Malaysia Oversight

RHB keeps 'Underweight' on rubber sector amid structural headwinds

By NST in October 24, 2025 – Reading time 2 minute
RHB keeps 'Underweight' on rubber sector amid structural headwinds


KUALA LUMPUR: RHB Investment Bank Bhd (RHB Research) has kept its “Underweight” stance on the rubber products sector, citing ongoing structural headwinds such as prolonged oversupply, intensifying global competition and subdued pricing power that continue to weigh on the industry’s outlook.

The firm said that although the sector has seen a recent valuation re-rating, the recovery appears soft and sentiment-driven rather than supported by fundamentals.

It said investors should focus on efficient players with greater exposure to non-generic products, such as cleanroom gloves, naming Kossan Rubber Industries Bhd as its top pick within the sector.

Based on the latest data, RHB Research said glove export volumes rose 64 per cent month-on-month in July before easing six per cent in August, suggesting signs of restocking activity.

RHB Research attributed this to the depletion of inventory from earlier front-loading in late 2024 and the expiry of leftover pandemic-era stock.

“However, July US import data indicated that the majority of the export volume increase was directed to non-US markets and the US now accounts for 45 per cent of Malaysia’s glove exports, versus 75 per cent in June,” it added.

RHB Research said despite the limited presence of Chinese manufacturers in the US market, price competition among Malaysian producers has intensified, led by Top Glove Corp Bhd’s recent average selling price cuts.

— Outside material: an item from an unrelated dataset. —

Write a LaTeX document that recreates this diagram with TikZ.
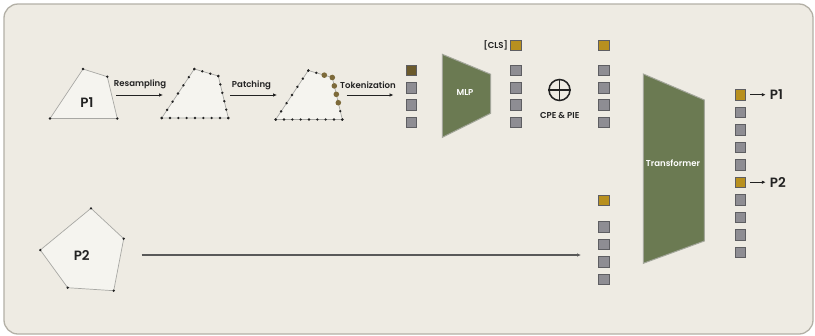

The firm warned that while this may help Top Glove capture market share in the short term, the advantage is unsustainable as it hinges on lower latex costs.

“With latex concentrate prices likely to rise in the final quarter of this year amid heavy seasonal rainfall across Southeast Asia, thereby disrupting latex production, Top Glove’s cost advantage could narrow,” it said.

RHB Research said operating expenditure increases in the second half of 2025 may not be as steep as initially anticipated.

It noted that most glove producers are exempt from the five per cent sales and service tax on raw material imports.

It added that the newly mandated Employees Provident Fund (EPF) contributions for foreign workers—effective October 2025—are expected to raise production costs only marginally, by 0.1 per cent.

Meanwhile, the multi-tier levy mechanism on foreign workers, set for rollout in 2026, could increase production costs by about 0.4–0.5 per cent.